汽力発電所のタービン発電機は,水車発電機に比べ回転速度が\( \ \fbox {  (ア)  } \ \)なるため,\( \ \fbox {  (イ)  } \ \)強度を要求されることから,回転子の構造は\( \ \fbox {  (ウ)  } \ \)にし,水車発電機よりも直径を\( \ \fbox {  (エ)  } \ \)しなければならない。このため,水車発電機と同出力を得るためには軸方向に\( \ \fbox {  (オ)  } \ \)することが必要となる。

上記の記述中の空白箇所(ア),(イ),(ウ),(エ)及び(オ)に当てはまる組合せとして,最も適切なものを次の(1)~(5)のうちから一つ選べ。

\[
\begin{array}{cccccc}
& (ア) & (イ) & (ウ) & (エ) & (オ) \\
\hline
(1) & 高 く & 熱 的 & 突極形 & 小さく & 長 く \\
\hline
(2) & 低 く & 熱 的 & 円筒形 & 大きく & 短 く \\
\hline
(3) & 高 く & 機械的 & 円筒形 & 小さく & 長 く \\
\hline
(4) & 低 く & 機械的 & 円筒形 & 大きく & 短 く \\
\hline
(5) & 高 く & 機械的 & 突極形 & 小さく & 長 く \\
\hline
\end{array}
\]

【ワンポイント解説】

水車発電機とタービン発電機の違いを理解しているかを問う問題です。類題も何回か出題されていますので,確実に理解するようにしましょう。

1.水車発電機とタービン発電機の比較
水車は,回転数を大きくしすぎるとキャビテーションの発生等により振動が発生したり,エロ―ジョンが発生したりするため,回転数を大きくするには限界があります。一方,タービン発電機は発電機をできるだけ軽量かつコンパクトにして経済的にするため,回転数を大きくします。
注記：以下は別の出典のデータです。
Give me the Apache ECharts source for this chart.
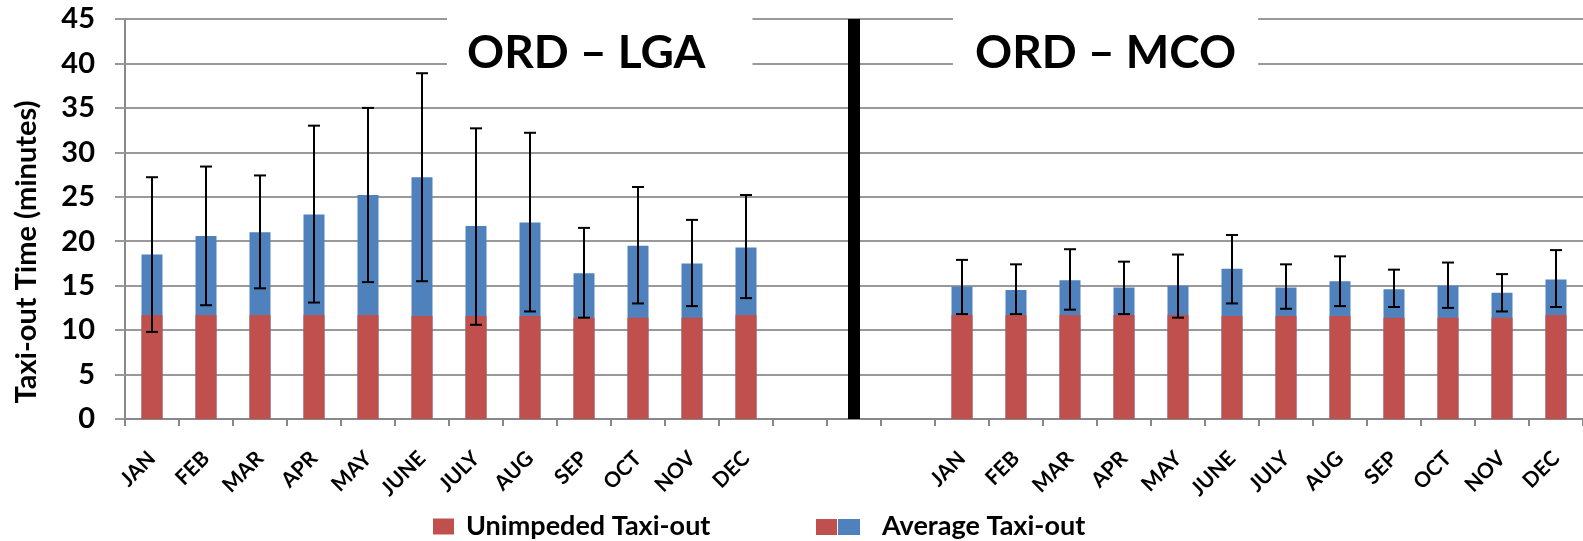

この特徴の違いにより,以下の表のような違いがあります。

\[
\begin{array}{|c|c|c|}
\hline
& 水車発電機 & タービン発電機 \\
\hline
回転速度(\mathrm {min}^{-1}) & 100~1200 & 1500~3600 \\
\hline
極数 & 6~32 & 2~4 \\
\hline
回転子 & 突極形 & 円筒形 \\
\hline
軸方向 & 縦 & 横 \\
\hline
短絡比 & 大きい & 小さい \\
\hline
同期インピーダンス & 小さい & 大きい \\
\hline
電圧変動率 & 小さい & 大きい \\
\hline
安定度 & 高 い & 低 い \\
\hline
線路充電容量 & 大きい & 小さい \\
\hline
\end{array}
\]

【解答】

解答:(3)
(ア)
ワンポイント解説「1.水車発電機とタービン発電機の比較」の通り,タービン発電機は水車発電機に比べ回転速度が高くなります。

(イ)
回転速度が大きいとそれだけ遠心力が大きくなるので,機械的強度を要求されます。

(ウ)
タービン発電機は遠心力がかかるため,回転半径をあまり大きくとることができません。したがって,タービン発電機は回転翼の段数を増やし,円筒形の構造にします。

(エ)
上記(イ),(ウ)の理由から,タービン発電機は直径が小さくなります。

(オ)
上記(ウ)の通り,タービン発電機は回転半径を取れないので,その分段数を増やします。したがって,軸方向には長くなります。